╭─ Exercise materials
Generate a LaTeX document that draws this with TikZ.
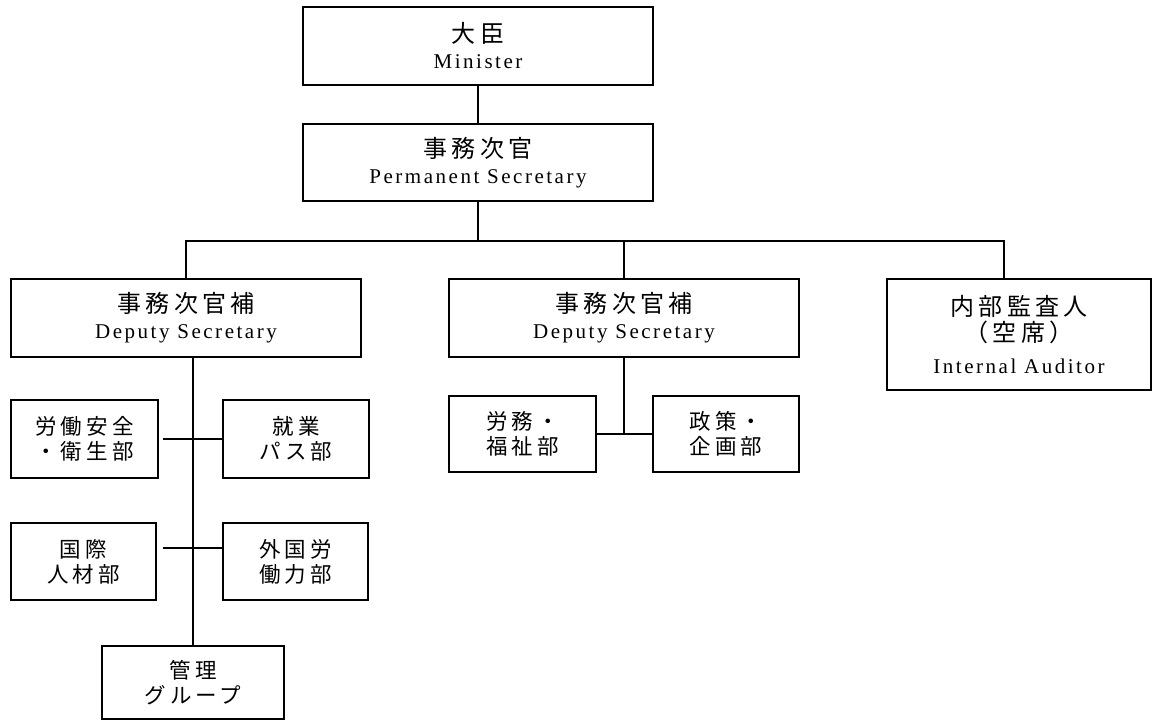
\documentclass[tikz,border=0pt]{standalone}
\usepackage{fontspec}
\setmainfont{Liberation Serif}[LetterSpace=12]
\newfontfamily\jpfont{Noto Sans CJK JP}[LetterSpace=17]
\newfontfamily\jpdept{Noto Sans CJK JP}[LetterSpace=19]
\newcommand\Jt[1]{{\jpfont\fontsize{24}{26}\selectfont #1}}
\newcommand\Jd[1]{{\jpdept\fontsize{21.5}{25}\selectfont #1}}
\tikzset{
  box/.style={draw, line width=2pt, inner sep=0pt, align=center,
    font=\fontsize{21}{26}\selectfont},
  dept/.style={box, font=\fontsize{21}{25}\selectfont},
  link/.style={line width=2pt}
}
\begin{document}
\begin{tikzpicture}[x=1pt,y=-1pt]
\useasboundingbox (0,0) rectangle (1153,720);
% top
\node[box, minimum width=350pt, minimum height=78pt] (min) at (478,46) {\Jt{大臣}\\Minister};
\node[box, minimum width=350pt, minimum height=77pt] (ps) at (478,162.5) {\Jt{事務次官}\\Permanent Secretary};
% second level
\node[box, minimum width=350pt, minimum height=78pt] (dl) at (186,318) {\Jt{事務次官補}\\Deputy Secretary};
\node[box, minimum width=350pt, minimum height=78pt] (dm) at (624,318) {\Jt{事務次官補}\\Deputy Secretary};
\node[box, minimum width=264pt, minimum height=111pt] (ia) at (1019,334.5) {\Jt{内部監査人}\\\Jt{（空席）}\\[6pt]Internal Auditor};
% left departments
\node[dept, minimum width=147pt, minimum height=78pt] (ls) at (84.5,439) {\Jd{労働安全}\\\Jd{・衛生部}};
\node[dept, minimum width=146pt, minimum height=78pt] (sp) at (296,439) {\Jd{就業}\\\Jd{パス部}};
\node[dept, minimum width=145pt, minimum height=77pt] (ih) at (83.5,561.5) {\Jd{国際}\\\Jd{人材部}};
\node[dept, minimum width=145pt, minimum height=77pt] (fl) at (295.5,561.5) {\Jd{外国労}\\\Jd{働力部}};
\node[dept, minimum width=182pt, minimum height=73pt] (mg) at (193,682.5) {\Jd{管理}\\\Jd{グループ}};
% middle departments
\node[dept, minimum width=147pt, minimum height=76pt] (lw) at (522.5,434) {\Jd{労務・}\\\Jd{福祉部}};
\node[dept, minimum width=146pt, minimum height=76pt] (pp) at (726,434) {\Jd{政策・}\\\Jd{企画部}};
% connectors
\coordinate (bar) at (478,241);
\coordinate (iatop) at (1004,279);
\coordinate (row2) at (0,548);
\draw[link] (min) -- (ps);
\draw[link] (ps.south) -- (bar);
\draw[link] (dl.north) |- (iatop |- bar) -- (iatop);
\draw[link] (dm.north) -- (dm.north |- bar);
\draw[link] (mg.north |- dl.south) -- (mg.north);
\draw[link] ([xshift=4pt]ls.east) -- (sp.west);
\draw[link] ([xshift=6pt]ih.east |- row2) -- (fl.west |- row2);
\draw[link] (dm.south) -- (dm.south |- lw.east);
\draw[link] (lw.east) -- (pp.west);
\end{tikzpicture}
\end{document}
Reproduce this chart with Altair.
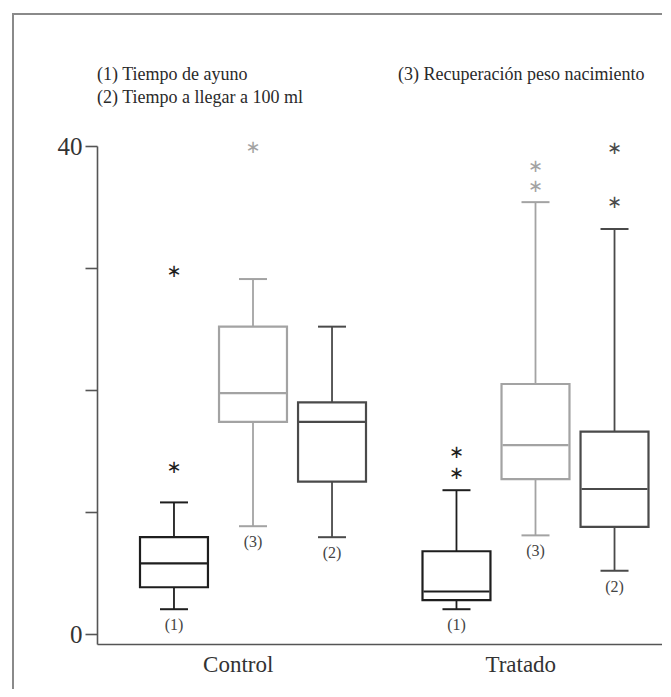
import altair as alt
import pandas as pd

# ---- data ----
groups = ["Control", "Control", "Control", "Tratado", "Tratado", "Tratado"]
series = ["(1)", "(3)", "(2)", "(1)", "(3)", "(2)"]
whisker_low = [2.05, 8.85, 7.95, 2.05, 8.1, 5.2]
q1 = [3.85, 17.4, 12.5, 2.8, 12.7, 8.8]
median = [5.8, 19.75, 17.4, 3.5, 15.5, 11.9]
q3 = [7.95, 25.2, 19.0, 6.8, 20.5, 16.6]
whisker_high = [10.8, 29.1, 25.2, 11.8, 35.4, 33.2]

outlier_group = ["Control", "Control", "Control", "Tratado", "Tratado",
                 "Tratado", "Tratado", "Tratado", "Tratado"]
outlier_series = ["(1)", "(1)", "(3)", "(1)", "(1)", "(3)", "(3)", "(2)", "(2)"]
outlier_value = [13.7, 29.8, 39.9, 13.2, 14.9, 36.7, 38.4, 35.4, 39.8]

legend_lines = ["(1) Tiempo de ayuno",
                "(2) Tiempo a llegar a 100 ml",
                "(3) Recuperación peso nacimiento"]
group_order = ["Control", "Tratado"]
series_order = ["(1)", "(3)", "(2)"]
y_ticks = [0, 10, 20, 30, 40]

# ---- tables ----
boxes = pd.DataFrame({"group": groups, "series": series, "lo": whisker_low,
                      "q1": q1, "med": median, "q3": q3, "hi": whisker_high})
outl = pd.DataFrame({"group": outlier_group, "series": outlier_series,
                     "value": outlier_value})

SERIF = "Liberation Serif"
AX = "#555555"

x_enc = alt.X("group:N",
              scale=alt.Scale(domain=group_order, paddingInner=0, paddingOuter=0),
              axis=alt.Axis(title=None, labelAngle=0, ticks=False,
                            labelFont=SERIF, labelFontSize=23, labelColor="#333333",
                            labelPadding=9, domainColor=AX, domainWidth=1.6))
xo_enc = alt.XOffset("series:N",
                     scale=alt.Scale(domain=series_order, range=[43, 269],
                                     paddingInner=0.14, paddingOuter=0))
y_scale = alt.Scale(domain=[-0.8, 40], nice=False, zero=False)
y_axis = alt.Axis(title=None, values=y_ticks, grid=False,
                  labelExpr="datum.value == 0 || datum.value == 40 ? datum.label : ''",
                  labelFont=SERIF, labelFontSize=25, labelColor="#333333",
                  labelPadding=3, tickSize=12, tickColor=AX, tickWidth=1.6,
                  domainColor=AX, domainWidth=1.6)
col = alt.Scale(domain=["(1)", "(2)", "(3)"],
                range=["#1e1e1e", "#4a4a4a", "#a3a3a3"])

base = alt.Chart(boxes)

whisk = base.mark_rule(strokeWidth=1.8).encode(
    x=x_enc, xOffset=xo_enc,
    y=alt.Y("lo:Q", scale=y_scale, axis=y_axis), y2="hi:Q",
    stroke=alt.Stroke("series:N", scale=col, legend=None))

caps = base.transform_fold(["lo", "hi"], as_=["k", "v"]).mark_tick(
    orient="horizontal", size=28, thickness=2, opacity=1).encode(
    x=x_enc, xOffset=xo_enc,
    y=alt.Y("v:Q", scale=y_scale, axis=y_axis),
    color=alt.Color("series:N", scale=col, legend=None))

box = base.mark_bar(fill="white", strokeWidth=2.2, opacity=1).encode(
    x=x_enc, xOffset=xo_enc,
    y=alt.Y("q1:Q", scale=y_scale, axis=y_axis), y2="q3:Q",
    stroke=alt.Stroke("series:N", scale=col, legend=None))

med = base.mark_tick(orient="horizontal", size=66, thickness=2.2, opacity=1).encode(
    x=x_enc, xOffset=xo_enc,
    y=alt.Y("med:Q", scale=y_scale, axis=y_axis),
    color=alt.Color("series:N", scale=col, legend=None))

lab = base.mark_text(font=SERIF, fontSize=16, baseline="middle", dy=16).encode(
    x=x_enc, xOffset=xo_enc,
    y=alt.Y("lo:Q", scale=y_scale, axis=y_axis),
    text="series:N",
    color=alt.value("#444444"))

stars = alt.Chart(outl).mark_text(font="DejaVu Sans", fontSize=18,
                                  baseline="middle", dy=1).encode(
    x=x_enc, xOffset=xo_enc,
    y=alt.Y("value:Q", scale=y_scale, axis=y_axis),
    text=alt.value("∗"),
    color=alt.Color("series:N", scale=col, legend=None))


def note(txt, xp, yp):
    return alt.Chart(pd.DataFrame({"t": [txt]})).mark_text(
        font=SERIF, fontSize=18, align="left", baseline="middle",
        color="#2a2a2a").encode(x=alt.value(xp), y=alt.value(yp), text="t:N")


n1 = note(legend_lines[0], 0, -71)
n2 = note(legend_lines[1], 0, -48)
n3 = note(legend_lines[2], 301, -71)

frame_left = alt.Chart(pd.DataFrame({"a": [0]})).mark_rule(
    color="#8a8a8a", strokeWidth=2).encode(
    x=alt.value(-84), y=alt.value(-132), y2=alt.value(620))
frame_top = alt.Chart(pd.DataFrame({"a": [0]})).mark_rule(
    color="#8a8a8a", strokeWidth=2).encode(
    x=alt.value(-85), x2=alt.value(640), y=alt.value(-132))

chart = alt.layer(whisk, caps, box, med, lab, stars, n1, n2, n3,
                  frame_left, frame_top).properties(
    width=565, height=498,
    autosize=alt.AutoSizeParams(type="none"),
    padding={"left": 89, "top": 138, "right": 0, "bottom": 45},
    background="white",
).configure_view(stroke=None)

chart.save("out.html", embed_options={"renderer": "svg", "actions": False})
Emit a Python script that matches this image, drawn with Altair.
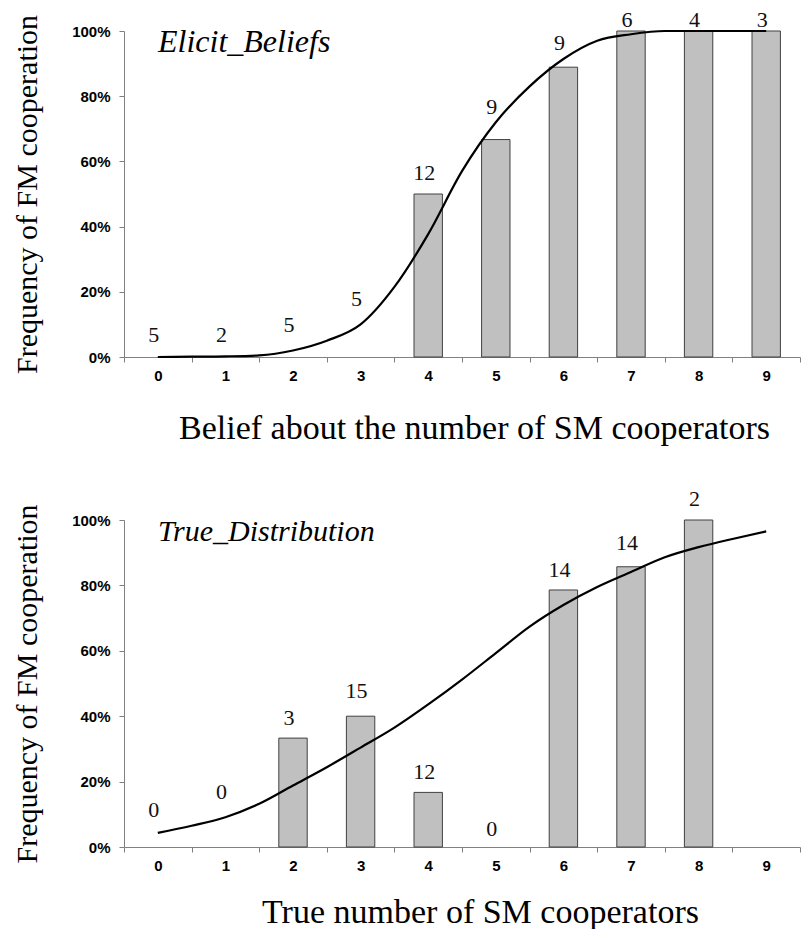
import altair as alt
import pandas as pd

cats = list(range(10))
curve_x = [i / 2 for i in range(19)]
tick_bounds = [i - 0.5 for i in range(11)]
y_ticks = [0, 0.2, 0.4, 0.6, 0.8, 1.0]

# Top panel: Elicit_Beliefs
top_counts = [5, 2, 5, 5, 12, 9, 9, 6, 4, 3]
top_freq = [0, 0, 0, 0, 0.5, 0.667, 0.889, 1.0, 1.0, 1.0]
top_label_y = [0.067, 0.068, 0.098, 0.179, 0.565, 0.767, 0.962, 1.035, 1.033, 1.033]
top_curve = [0.0, 0.001, 0.002, 0.005, 0.02, 0.05, 0.10, 0.215, 0.377, 0.57,
             0.72, 0.83, 0.914, 0.97, 0.99, 1.0, 1.0, 1.0, 1.0]

# Bottom panel: True_Distribution
bot_counts = [0, 0, 3, 15, 12, 0, 14, 14, 2]
bot_freq = [0, 0, 0.333, 0.40, 0.167, 0, 0.786, 0.857, 1.0, 0]
bot_label_y = [0.112, 0.167, 0.395, 0.476, 0.228, 0.056, 0.846, 0.931, 1.064]
bot_curve = [0.043, 0.065, 0.091, 0.132, 0.188, 0.244, 0.304, 0.365, 0.436, 0.512,
             0.593, 0.674, 0.74, 0.795, 0.841, 0.886, 0.917, 0.942, 0.965]

W = 676
SERIF = "Liberation Serif"
SANS = "Liberation Sans"
GRAY = "#808080"


def panel(counts, freq, label_y, curve, name, name_size, xtitle, title_pad, title_shift, h):
    bars_df = pd.DataFrame({"k": cats, "f": freq})
    bars_df = bars_df[bars_df["f"] > 0].copy()
    bars_df["lo"] = bars_df["k"] - 0.21
    bars_df["hi"] = bars_df["k"] + 0.21
    bars_df["z"] = 0.0
    lab_df = pd.DataFrame({"k": cats[:len(counts)], "n": counts, "ly": label_y})
    curve_df = pd.DataFrame({"cx": curve_x, "cy": curve})
    name_df = pd.DataFrame({"t": [name]})

    xscale = alt.Scale(domain=[-0.5, 9.5], nice=False, zero=False)
    yscale = alt.Scale(domain=[0, 1], nice=False)
    yaxis = alt.Axis(values=y_ticks, format=".0%", labelFont=SANS, labelFontWeight="bold",
                     labelFontSize=15, labelColor="#000", labelPadding=9, tickSize=5,
                     tickColor=GRAY, domainColor=GRAY, grid=False,
                     title="Frequency of FM cooperation", titleFont=SERIF,
                     titleFontSize=30, titleFontWeight="normal", titleColor="#000",
                     titlePadding=29)

    bars = alt.Chart(bars_df).mark_bar(fill="#c0c0c0", stroke="#404040", strokeWidth=1).encode(
        x=alt.X("lo:Q", scale=xscale,
                axis=alt.Axis(values=cats, ticks=False, domain=False, orient="bottom",
                              labelFont=SANS, labelFontWeight="bold", labelFontSize=15,
                              labelColor="#000", labelPadding=11, grid=False,
                              title=xtitle, titleFont=SERIF, titleFontSize=34,
                              titleFontWeight="normal", titleColor="#000",
                              titlePadding=title_pad, titleX=W / 2 + title_shift,
                              titleAlign="center")),
        x2="hi:Q",
        y=alt.Y("f:Q", scale=yscale, axis=yaxis),
        y2="z:Q",
    )

    line = alt.Chart(curve_df).mark_line(color="#000", strokeWidth=2.2, interpolate="monotone").encode(
        x=alt.X("cx:Q", scale=xscale,
                axis=alt.Axis(values=tick_bounds, labels=False, tickSize=5, tickColor=GRAY,
                              domainColor=GRAY, orient="bottom", grid=False, title=None)),
        y=alt.Y("cy:Q", scale=yscale, axis=yaxis),
    )

    labels = alt.Chart(lab_df).mark_text(font=SERIF, fontSize=22, color="#111", dx=-4,
                                         baseline="middle").encode(
        x=alt.X("k:Q", scale=xscale, axis=None),
        y=alt.Y("ly:Q", scale=yscale, axis=yaxis),
        text="n:Q",
    )

    title_txt = alt.Chart(name_df).mark_text(font=SERIF, fontSize=name_size, fontStyle="italic",
                                             align="left", baseline="alphabetic",
                                             color="#000").encode(
        x=alt.value(34), y=alt.value(21), text="t:N"
    )

    return alt.layer(bars, line, labels, title_txt).resolve_axis(x="independent").properties(
        width=W, height=h
    )


top = panel(top_counts, top_freq, top_label_y, top_curve, "Elicit_Beliefs", 32,
            "Belief about the number of SM cooperators", 28, 12, 326)
bot = panel(bot_counts, bot_freq, bot_label_y, bot_curve, "True_Distribution", 30,
            "True number of SM cooperators", 22, 18, 327)

chart = alt.vconcat(top, bot, spacing=43).properties(
    padding={"left": 4, "top": 0, "right": 0, "bottom": 0},
    background="white",
).configure_view(stroke=None)

chart.save("out.html", embed_options={"renderer": "svg", "actions": False})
╰─
◆ **Stated problem**
In the records above, find the line with "Emit a Python" and the line with "y_ticks = [0, 0.2, 0.4, 0.6, 0.8, 1.0]", then restate word for word only those two lines and all lines between, omitting pictures.

◆ **Problem solution**
Emit a Python script that matches this image, drawn with Altair.
import altair as alt
import pandas as pd

cats = list(range(10))
curve_x = [i / 2 for i in range(19)]
tick_bounds = [i - 0.5 for i in range(11)]
y_ticks = [0, 0.2, 0.4, 0.6, 0.8, 1.0]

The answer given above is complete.